これは「最低限の健康と安全を確保する」ための規定であり、快適性とは切り離して考える必要があります。
【一般的な天井高の傾向(日本国内)】
用途 | 一般的な天井高 |
---|---|
寝室・個室 | 約2.3m〜2.4m |
リビング・LDK | 約2.4m〜2.7m |
吹き抜け空間 | 約3.0m以上 |
天井高をどのように設計するかは、空間の用途・気候条件・居住者のライフスタイルによって判断されるべきです。
天井の高さが心理面に与える影響
建築心理学の研究により、天井の高さは人間の心理状態に影響を及ぼすことが明らかになっています。
高い天井の影響(2.7m以上)
- 空間の広がり感を強調し、開放的な印象を与える
- 思考の拡散が促進され、創造性が高まる傾向がある
- 非日常的な感覚(高級ホテルやギャラリーのような印象)を演出しやすい
低い天井の影響(2.3〜2.4m)
- 包まれるような安心感を得やすく、集中力が高まりやすい
- 個室や書斎など、落ち着いた環境を求める空間に適している
- 光熱費の面でも効率的で、省エネ志向にマッチする
心理的な作用は空間の利用目的と一致させることが望ましく、単純に「高い方が良い」とは限りません。

機能性・効率性から見た天井高の判断材料
設計判断の際には、下記のような要素を検討材料とすることが重要です。
高天井のメリット・デメリット
メリット:
- 採光と通風の面で有利
- 間接照明や梁あらわしなどのデザイン的演出が可能
- 家族間の視線・気配を共有しやすい(吹き抜けなど)
デメリット:
- 空調効率が低下するため、冷暖房費が上昇しやすい
- 音の反響が起きやすく、静音性に課題が生じる場合がある
- 照明・メンテナンスの作業負担が大きくなる
低天井のメリット・デメリット
メリット:
- 冷暖房の効率が良く、省エネ効果が高い
- コンパクトな空間設計により、材料費・施工費が抑えられる
- 高さの制限がある敷地(斜線制限など)でも設計しやすい
デメリット:
- 圧迫感を感じやすく、工夫のない設計では快適性が低下
- 照明・開口部設計での補正が必要になる
注文住宅における天井高の多様なアプローチ
注文住宅では、建売住宅に比べて天井高の自由度が高く、意匠性の高い設計が可能です。
以下に代表的な手法を整理します。
勾配天井
- 傾斜を利用して空間に動きを出す
- ロフトスペースや小屋裏空間との連携が可能
- 特に2階部分の空間活用に有効
吹き抜け
- リビング上部などを開放し、上下階の一体感を生む
- 採光と通風の確保に有利
- 家族間のコミュニケーション設計に寄与する反面、音漏れや冷暖房効率には要配慮
下がり天井+間接照明
- 空間のゾーニングに利用できる(例:キッチンだけ天井を下げる)
- 高低差と照明効果による空間演出が可能
- コンパクトな設計でも奥行きを感じさせやすい
天井高と将来性:ライフステージごとの視点
天井高の設計は、短期的な満足度だけでなく、長期的な利便性や快適性も考慮する必要があります。
観点 | 高天井 | 低天井 |
---|---|---|
光熱費 | やや不利 | 有利(省エネ) |
メンテナンス性 | 要所で専用器具が必要 | 作業がしやすい |
音響環境 | 音が響きやすい | 音がこもりやすい |
家族構成変化対応力 | 柔軟(拡張性あり) | 居室分割等にやや制限あり |
将来的に住まいを「子育て中心」から「老後に配慮した空間」へと転用することも想定する場合、天井高がそれらの機能転換に対応できる設計かどうかもポイントです。

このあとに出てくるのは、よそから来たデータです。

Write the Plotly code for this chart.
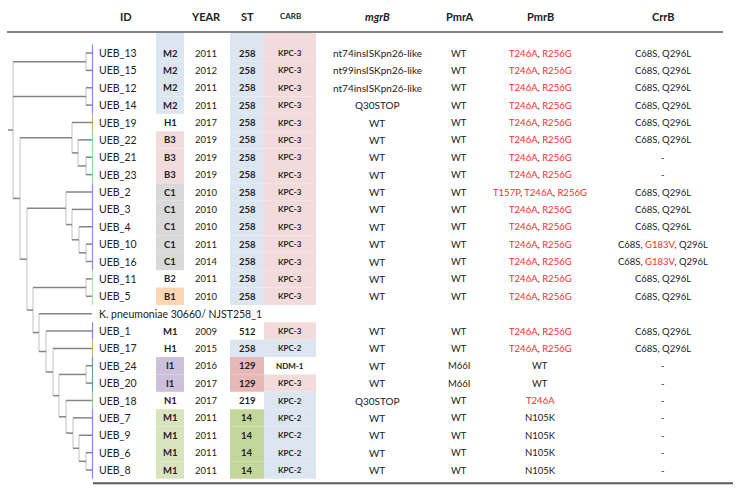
import plotly.graph_objects as go

# ---------------- DATA ----------------
ids = ["UEB_13", "UEB_15", "UEB_12", "UEB_14", "UEB_19", "UEB_22", "UEB_21", "UEB_23",
       "UEB_2", "UEB_3", "UEB_4", "UEB_10", "UEB_16", "UEB_11", "UEB_5",
       "K. pneumoniae 30660/ NJST258_1",
       "UEB_1", "UEB_17", "UEB_24", "UEB_20", "UEB_18", "UEB_7", "UEB_9", "UEB_6", "UEB_8"]
groups = ["M2", "M2", "M2", "M2", "H1", "B3", "B3", "B3", "C1", "C1", "C1", "C1", "C1", "B2", "B1",
          "", "M1", "H1", "I1", "I1", "N1", "M1", "M1", "M1", "M1"]
years = ["2011", "2012", "2011", "2011", "2017", "2019", "2019", "2019", "2010", "2010", "2010", "2011",
         "2014", "2011", "2010", "", "2009", "2015", "2016", "2017", "2017", "2011", "2011", "2011", "2011"]
st = ["258"] * 15 + ["", "512", "258", "129", "129", "219", "14", "14", "14", "14"]
carb = ["KPC-3"] * 15 + ["", "KPC-3", "KPC-2", "NDM-1", "KPC-3", "KPC-2", "KPC-2", "KPC-2", "KPC-2", "KPC-2"]
mgrb = ["nt74insISKpn26-like", "nt99insISKpn26-like", "nt74insISKpn26-like", "Q30STOP",
        "WT", "WT", "WT", "WT", "WT", "WT", "WT", "WT", "WT", "WT", "WT", "",
        "WT", "WT", "WT", "WT", "Q30STOP", "WT", "WT", "WT", "WT"]
pmra = ["WT"] * 15 + ["", "WT", "WT", "M66I", "M66I", "WT", "WT", "WT", "WT", "WT"]
pmrb = (["T246A, R256G"] * 8 + ["T157P, T246A, R256G"] + ["T246A, R256G"] * 6 + [""] +
        ["T246A, R256G"] * 2 + ["WT", "WT", "T246A", "N105K", "N105K", "N105K", "N105K"])
crrb = (["C68S, Q296L"] * 6 + ["-", "-"] + ["C68S, Q296L"] * 3 + ["C68S, G183V, Q296L"] * 2 +
        ["C68S, Q296L"] * 2 + [""] + ["C68S, Q296L"] * 2 + ["-"] * 7)
highlighted_mutations = ["T246A", "R256G", "T157P", "G183V"]

headers = ["ID", "", "YEAR", "ST", "CARB", "<i>mgrB</i>", "PmrA", "PmrB", "CrrB"]

# tree (branch lengths in arbitrary units)
newick = ("((UEB_13:6,UEB_15:6):73,(UEB_12:6,UEB_14:6):73,"
          "((UEB_19:20,(UEB_22:14,(UEB_21:6,UEB_23:6):8):6):52,"
          "((UEB_2:26,(UEB_3:20,(UEB_4:13,(UEB_10:6,UEB_16:6):7):7):6):39,"
          "((UEB_11:6,UEB_5:6):53,(K. pneumoniae 30660/ NJST258_1:53,(UEB_1:46,(UEB_17:39,"
          "((UEB_24:6,UEB_20:6):27,(UEB_18:26,(UEB_7:19,(UEB_9:13,(UEB_6:6,UEB_8:6):7):6):7):7)"
          ":6):7):7):6):6):7):7);")

# ---------------- STYLES ----------------
W, H = 740, 493
FONT = "Lato"
TXT = "#222222"
RED = "#ff2d2d"
BLUE = "#dce6f1"
PINK = "#f2dcdb"
group_fill = [BLUE] * 4 + [None] + [PINK] * 3 + ["#d9d9d9"] * 5 + [None, "#fcd5b4", None, None, None,
              "#ccc0da", "#ccc0da", None] + ["#d8e4bc"] * 4
st_fill_map = {"258": BLUE, "129": "#e6b8b7", "14": "#c4d79b"}
carb_fill_map = {"KPC-3": PINK, "KPC-2": BLUE}
bar_colors = (["#7f8fe6"] * 4 + ["#c9b26b"] + ["#8fe08f"] * 3 + ["#8c8cf0"] * 5 + ["#a8eaa8"] * 2 +
              [None, "#7f8fe6", "#c9b26b", "#5f9ea0", "#5f9ea0", "#8fd08f"] + ["#7f8fe6"] * 4)

Y0, ROW_H = 53.0, 17.375
HEADER_Y, HEADER_LINE_Y = 16, 32
TREE_X0, TREE_SCALE = 13, 1.0
BAR_X = 92.5
ID_X = 96.5
col_x = {"grp": 170, "year": 206, "st": 247, "carb": 290, "mgrb": 377, "pmra": 459, "pmrb": 540, "crrb": 663}
header_x = [126, 170, 206, 247, 290, 377, 459, 540, 663]
box_cols = {"grp": (156, 184), "st": (230, 264), "carb": (264, 316)}

n = len(ids)
row_y = [Y0 + i * ROW_H for i in range(n)]


def row_top(i):
    return HEADER_LINE_Y + 0.5 if i == 0 else row_y[i] - ROW_H / 2


def row_bot(i):
    return row_y[i] + ROW_H / 2


# ---------------- TREE PARSE ----------------
def parse_newick(s):
    pos = 0

    def node():
        nonlocal pos
        children = []
        name = ""
        if s[pos] == "(":
            pos += 1
            children.append(node())
            while s[pos] == ",":
                pos += 1
                children.append(node())
            pos += 1
        else:
            start = pos
            while s[pos] not in ":,();":
                pos += 1
            name = s[start:pos]
        length = 0.0
        if s[pos] == ":":
            pos += 1
            start = pos
            while s[pos] not in ",();":
                pos += 1
            length = float(s[start:pos])
        return {"name": name, "children": children, "len": length}

    return node()


tree = parse_newick(newick)
leaf_index = {name: i for i, name in enumerate(ids)}

hx, hy, vx, vy = [], [], [], []


def layout(nd, depth, parent_x):
    x = TREE_X0 + depth * TREE_SCALE
    if nd["children"]:
        ys = [layout(c, depth + c["len"], x) for c in nd["children"]]
        y = (ys[0] + ys[-1]) / 2
        vx.extend([x, x, None])
        vy.extend([ys[0], ys[-1], None])
    else:
        y = row_y[leaf_index[nd["name"]]]
    hx.extend([parent_x, x, None])
    hy.extend([y, y, None])
    return y


layout(tree, 0.0, TREE_X0 - 5)

fig = go.Figure()
fig.add_trace(go.Scatter(x=vx, y=vy, mode="lines", line=dict(color="#cccccc", width=1.2),
                         hoverinfo="skip", showlegend=False))
fig.add_trace(go.Scatter(x=hx, y=hy, mode="lines", line=dict(color="#858585", width=1.5),
                         hoverinfo="skip", showlegend=False))

shapes = []
# coloured clade bar
for i, c in enumerate(bar_colors):
    if c:
        shapes.append(dict(type="line", x0=BAR_X, x1=BAR_X, y0=row_y[i] - ROW_H / 2, y1=row_y[i] + ROW_H / 2,
                           line=dict(color=c, width=1.2), layer="above"))

# cell fills
for i in range(n):
    fills = {"grp": group_fill[i], "st": st_fill_map.get(st[i]), "carb": carb_fill_map.get(carb[i])}
    for k, f in fills.items():
        if f:
            x0, x1 = box_cols[k]
            shapes.append(dict(type="rect", x0=x0, x1=x1, y0=row_top(i), y1=row_bot(i),
                               fillcolor=f, line=dict(width=0), layer="below"))

# rules
shapes.append(dict(type="line", x0=7, x1=723, y0=HEADER_LINE_Y, y1=HEADER_LINE_Y,
                   line=dict(color="#5a5a5a", width=1.5)))
bottom_y = row_bot(n - 1) + 4.5
shapes.append(dict(type="line", x0=93, x1=733, y0=bottom_y, y1=bottom_y,
                   line=dict(color="#5a5a5a", width=2)))

ann = []


def txt(x, y, s, size, bold=False, xanchor="center", color=TXT):
    if not s:
        return
    if bold:
        s = "<b>" + s + "</b>"
    ann.append(dict(x=x, y=y, text=s, showarrow=False, xanchor=xanchor, yanchor="middle",
                    font=dict(family=FONT, size=size, color=color)))


def mut_text(s):
    parts = []
    for tok in s.split(", "):
        if tok in highlighted_mutations:
            parts.append('<span style="color:%s">%s</span>' % (RED, tok))
        else:
            parts.append(tok)
    return ", ".join(parts)


for hx_, h in zip(header_x, headers):
    if h:
        txt(hx_, HEADER_Y, h, 8 if h == "CARB" else 11, bold=True)

for i in range(n):
    y = row_y[i]
    txt(ID_X, y, ids[i], 10.5, xanchor="left")
    txt(col_x["grp"], y, groups[i], 9.5, bold=True)
    txt(col_x["year"], y, years[i], 9.5)
    txt(col_x["st"], y, st[i], 9.5, bold=True)
    txt(col_x["carb"], y, carb[i], 8, bold=True)
    txt(col_x["mgrb"], y, mgrb[i], 10)
    txt(col_x["pmra"], y, pmra[i], 9.5)
    txt(col_x["pmrb"], y, mut_text(pmrb[i]), 9.5)
    txt(col_x["crrb"], y, mut_text(crrb[i]), 9.5)

fig.update_layout(
    width=W, height=H, margin=dict(l=0, r=0, t=0, b=0),
    paper_bgcolor="white", plot_bgcolor="white",
    xaxis=dict(range=[0, W], visible=False, fixedrange=True),
    yaxis=dict(range=[H, 0], visible=False, fixedrange=True),
    shapes=shapes, annotations=ann, showlegend=False,
)
fig.write_html("out.html", config={"displayModeBar": False},
               post_script="document.body.style.margin='0';document.body.style.overflow='hidden';")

まとめ:天井高の設計は「感覚+ロジック」の両輪で判断する
天井の高さは、建築構造上の制約・費用・心理的効果・機能性といった複数の要素が交差するポイントです。
単純に“高い=良い”とするのではなく、以下のようなステップで検討することが推奨されます。
- 用途別の機能性を明確にする(寝室・リビング等)
- 冷暖房効率・光熱費への影響を想定する
- デザイン上の優先順位を設定する(開放感・静音性等)
- 将来の変化(家族構成・メンテナンス)を見越す
設計時には、実際のモデルハウスや完成物件で「体感」することも重要です。
図面や数値だけでは伝わらない“居心地”を得る判断材料になるでしょう。